### Challenge
Starting at the first line of the data, print each line verbatim up to and including the line bearing "xpos = [i +", omitting pictures.

### Information supplied
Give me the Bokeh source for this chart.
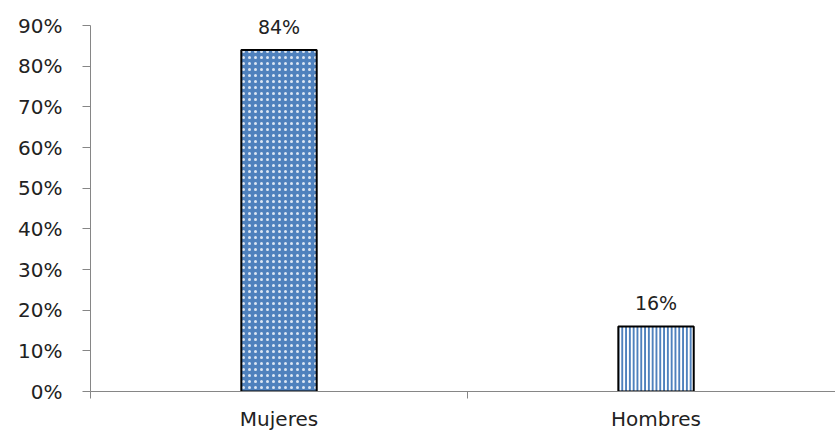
from bokeh.plotting import figure
from bokeh.models import FixedTicker, NumeralTickFormatter, ColumnDataSource, LabelSet, Range1d
from bokeh.core.properties import value
from bokeh.embed import file_html
from bokeh.resources import INLINE

categories = ["Mujeres", "Hombres"]
values = [0.84, 0.16]
value_labels = ["84%", "16%"]

styles = [
    dict(fill_color="#4F81BD", hatch_pattern="dot", hatch_color="#FFFFFF", hatch_scale=6, hatch_weight=1.2, hatch_alpha=0.8),
    dict(fill_color="#FFFFFF", hatch_pattern="vertical_line", hatch_color="#4F81BD", hatch_scale=3.8, hatch_weight=2, hatch_alpha=1.0),
]

xpos = [i + 0.5 for i in range(len(categories))]

FONT = "DejaVu Sans"
p = figure(frame_width=745, frame_height=391, output_backend="svg", toolbar_location=None,
           x_range=Range1d(0, 1.976), y_range=Range1d(0, 0.9615),
           min_border_left=90, min_border_right=0, min_border_top=0, min_border_bottom=0)
p.outline_line_color = None
p.grid.visible = False
p.background_fill_color = "white"

for i in range(len(categories)):
    s = ColumnDataSource(dict(x=[xpos[i]], top=[values[i]]))
    p.vbar(x="x", top="top", width=0.2, bottom=0, source=s,
           line_color="black", line_width=2, **styles[i])

src = ColumnDataSource(dict(x=xpos, top=values, lab=value_labels))
labels = LabelSet(x="x", y="top", text="lab", source=src, text_align="center",
                  text_baseline="bottom", y_offset=12, text_font_size="19px",
                  text_font=value(FONT), text_color="#222222")
p.add_layout(labels)

xa = p.xaxis[0]
xa.ticker = FixedTicker(ticks=xpos, minor_ticks=[0, 1, 2])
xa.major_label_overrides = {x: c for x, c in zip(xpos, categories)}
xa.major_tick_out = 0
xa.major_tick_in = 0
xa.minor_tick_out = 7
xa.minor_tick_in = 0
xa.axis_line_color = "#868686"
xa.minor_tick_line_color = "#868686"
xa.major_label_standoff = 8
xa.major_label_text_font = FONT
xa.major_label_text_font_size = "20px"
xa.major_label_text_color = "#222222"

ya = p.yaxis[0]
ya.ticker = FixedTicker(ticks=[i / 10 for i in range(10)])
ya.bounds = (0, 0.9)
ya.formatter = NumeralTickFormatter(format="0%")
ya.major_tick_out = 8
ya.major_tick_in = 0
ya.minor_tick_line_color = None
ya.axis_line_color = "#868686"
ya.major_tick_line_color = "#868686"
ya.major_label_standoff = 20
ya.major_label_text_font = FONT
ya.major_label_text_font_size = "20px"
ya.major_label_text_color = "#222222"

open("out.html", "w").write(file_html(p, INLINE))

### Reply
Give me the Bokeh source for this chart.
from bokeh.plotting import figure
from bokeh.models import FixedTicker, NumeralTickFormatter, ColumnDataSource, LabelSet, Range1d
from bokeh.core.properties import value
from bokeh.embed import file_html
from bokeh.resources import INLINE

categories = ["Mujeres", "Hombres"]
values = [0.84, 0.16]
value_labels = ["84%", "16%"]

styles = [
    dict(fill_color="#4F81BD", hatch_pattern="dot", hatch_color="#FFFFFF", hatch_scale=6, hatch_weight=1.2, hatch_alpha=0.8),
    dict(fill_color="#FFFFFF", hatch_pattern="vertical_line", hatch_color="#4F81BD", hatch_scale=3.8, hatch_weight=2, hatch_alpha=1.0),
]

xpos = [i + 0.5 for i in range(len(categories))]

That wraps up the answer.